_Exercise task_:
Can you transcribe every line exactly and leave the pictures behind?

_Provided material_:
────────────────────

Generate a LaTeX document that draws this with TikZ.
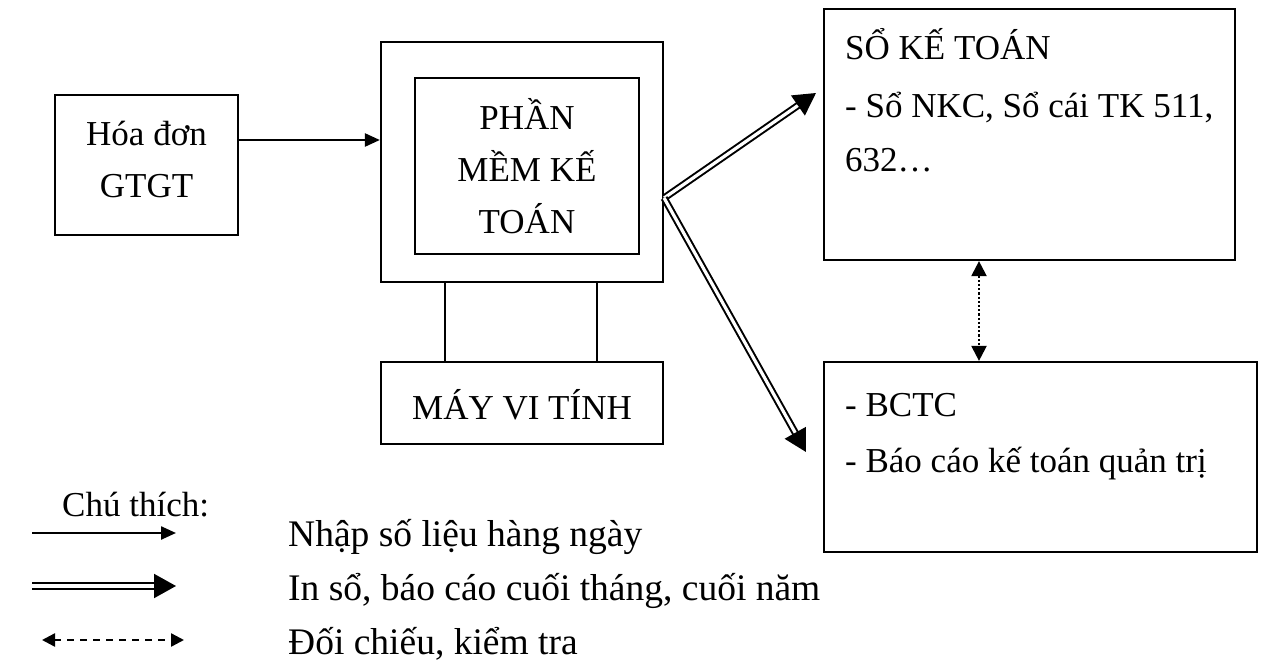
\documentclass[tikz,border=0pt]{standalone}
\usepackage{fontspec}
\setmainfont{Liberation Serif}
\usetikzlibrary{arrows.meta}
\begin{document}
\begin{tikzpicture}[x=1pt,y=-1pt,
  font=\fontsize{35}{52}\selectfont,
  box/.style={draw, line width=2.2pt, inner sep=0pt},
  txt/.style={inner sep=0pt, anchor=base west},
  lgtxt/.style={inner sep=0pt, anchor=base west, font=\fontsize{37.5}{52}\selectfont},
  ctxt/.style={inner sep=0pt, align=center},
  plain/.style={line width=2.2pt},
  solidarrow/.style={line width=2.4pt, -{Triangle[length=15pt,width=13pt]}},
  dblarrow/.style={double, double distance=3.2pt, line width=2pt, -{Triangle[length=22pt,width=24pt]}},
  dotarrow/.style={line width=2.2pt, dotted, {Triangle[length=15pt,width=15pt]}-{Triangle[length=15pt,width=15pt]}},
  dasharrow/.style={line width=2.4pt, dash pattern=on 7pt off 6pt, {Triangle[length=13pt,width=13pt]}-{Triangle[length=13pt,width=13pt]}}
  ]
\useasboundingbox (0,0) rectangle (1262,666);
% boxes
\node[box, minimum width=183pt, minimum height=140pt] (hd) at (146.5,165) {};
\node[box, minimum width=282pt, minimum height=240pt] (pm) at (522,162) {};
\node[box, minimum width=224pt, minimum height=176pt] (pmi) at (527,166) {};
\node[box, minimum width=282pt, minimum height=82pt] (may) at (522,403) {};
\node[box, minimum width=411pt, minimum height=251pt] (so) at (1029.5,134.5) {};
\node[box, minimum width=433pt, minimum height=190pt] (bc) at (1040.5,457) {};
% texts
\node[ctxt] (hdt) at (146.5,160) {Hóa đơn\\GTGT};
\node[ctxt] (pmt) at (527,166) {PHẦN\\MỀM KẾ\\TOÁN};
\node[ctxt] (mayt) at (522,405) {MÁY VI TÍNH};
\node[txt] (so1) at (845,60) {SỔ KẾ TOÁN};
\node[txt] (so2) at (845,118) {- Sổ NKC, Sổ cái TK 511,};
\node[txt] (so3) at (845,172) {632…};
\node[txt] (bc1) at (845,416) {- BCTC};
\node[txt] (bc2) at (845,472) {- Báo cáo kế toán quản trị};
% connectors
\draw[solidarrow] ([yshift=25pt]hd.east) -- ([yshift=22pt]pm.west);
\draw[plain] ([xshift=-77pt]pm.south) -- ([xshift=-77pt]may.north);
\draw[plain] ([xshift=75pt]pm.south) -- ([xshift=75pt]may.north);
\coordinate (o) at ([yshift=-36pt]pm.east);
\coordinate (t1) at (816,93);
\coordinate (t2) at (806,452);
\draw[dblarrow] (o) -- (t1);
\draw[dblarrow] (o) -- (t2);
\draw[dotarrow] ([xshift=-50.5pt]so.south) -- ([xshift=-61.5pt]bc.north);
% legend
\node[txt] (ct) at (62,516) {Chú thích:};
\coordinate (l1a) at (32,533); \coordinate (l1b) at (176,533);
\coordinate (l2a) at (32,586); \coordinate (l2b) at (176,586);
\coordinate (l3a) at (42,640); \coordinate (l3b) at (184,640);
\draw[solidarrow] (l1a) -- (l1b);
\draw[dblarrow] (l2a) -- (l2b);
\draw[dasharrow] (l3a) -- (l3b);
\node[lgtxt] (lg1) at (288,546) {Nhập số liệu hàng ngày};
\node[lgtxt] (lg2) at (288,600) {In sổ, báo cáo cuối tháng, cuối năm};
\node[lgtxt] (lg3) at (288,654) {Đối chiếu, kiểm tra};
\end{tikzpicture}
\end{document}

────────────────────

_Full output_:
Generate a LaTeX document that draws this with TikZ.
\documentclass[tikz,border=0pt]{standalone}
\usepackage{fontspec}
\setmainfont{Liberation Serif}
\usetikzlibrary{arrows.meta}
\begin{document}
\begin{tikzpicture}[x=1pt,y=-1pt,
  font=\fontsize{35}{52}\selectfont,
  box/.style={draw, line width=2.2pt, inner sep=0pt},
  txt/.style={inner sep=0pt, anchor=base west},
  lgtxt/.style={inner sep=0pt, anchor=base west, font=\fontsize{37.5}{52}\selectfont},
  ctxt/.style={inner sep=0pt, align=center},
  plain/.style={line width=2.2pt},
  solidarrow/.style={line width=2.4pt, -{Triangle[length=15pt,width=13pt]}},
  dblarrow/.style={double, double distance=3.2pt, line width=2pt, -{Triangle[length=22pt,width=24pt]}},
  dotarrow/.style={line width=2.2pt, dotted, {Triangle[length=15pt,width=15pt]}-{Triangle[length=15pt,width=15pt]}},
  dasharrow/.style={line width=2.4pt, dash pattern=on 7pt off 6pt, {Triangle[length=13pt,width=13pt]}-{Triangle[length=13pt,width=13pt]}}
  ]
\useasboundingbox (0,0) rectangle (1262,666);
% boxes
\node[box, minimum width=183pt, minimum height=140pt] (hd) at (146.5,165) {};
\node[box, minimum width=282pt, minimum height=240pt] (pm) at (522,162) {};
\node[box, minimum width=224pt, minimum height=176pt] (pmi) at (527,166) {};
\node[box, minimum width=282pt, minimum height=82pt] (may) at (522,403) {};
\node[box, minimum width=411pt, minimum height=251pt] (so) at (1029.5,134.5) {};
\node[box, minimum width=433pt, minimum height=190pt] (bc) at (1040.5,457) {};
% texts
\node[ctxt] (hdt) at (146.5,160) {Hóa đơn\\GTGT};
\node[ctxt] (pmt) at (527,166) {PHẦN\\MỀM KẾ\\TOÁN};
\node[ctxt] (mayt) at (522,405) {MÁY VI TÍNH};
\node[txt] (so1) at (845,60) {SỔ KẾ TOÁN};
\node[txt] (so2) at (845,118) {- Sổ NKC, Sổ cái TK 511,};
\node[txt] (so3) at (845,172) {632…};
\node[txt] (bc1) at (845,416) {- BCTC};
\node[txt] (bc2) at (845,472) {- Báo cáo kế toán quản trị};
% connectors
\draw[solidarrow] ([yshift=25pt]hd.east) -- ([yshift=22pt]pm.west);
\draw[plain] ([xshift=-77pt]pm.south) -- ([xshift=-77pt]may.north);
\draw[plain] ([xshift=75pt]pm.south) -- ([xshift=75pt]may.north);
\coordinate (o) at ([yshift=-36pt]pm.east);
\coordinate (t1) at (816,93);
\coordinate (t2) at (806,452);
\draw[dblarrow] (o) -- (t1);
\draw[dblarrow] (o) -- (t2);
\draw[dotarrow] ([xshift=-50.5pt]so.south) -- ([xshift=-61.5pt]bc.north);
% legend
\node[txt] (ct) at (62,516) {Chú thích:};
\coordinate (l1a) at (32,533); \coordinate (l1b) at (176,533);
\coordinate (l2a) at (32,586); \coordinate (l2b) at (176,586);
\coordinate (l3a) at (42,640); \coordinate (l3b) at (184,640);
\draw[solidarrow] (l1a) -- (l1b);
\draw[dblarrow] (l2a) -- (l2b);
\draw[dasharrow] (l3a) -- (l3b);
\node[lgtxt] (lg1) at (288,546) {Nhập số liệu hàng ngày};
\node[lgtxt] (lg2) at (288,600) {In sổ, báo cáo cuối tháng, cuối năm};
\node[lgtxt] (lg3) at (288,654) {Đối chiếu, kiểm tra};
\end{tikzpicture}
\end{document}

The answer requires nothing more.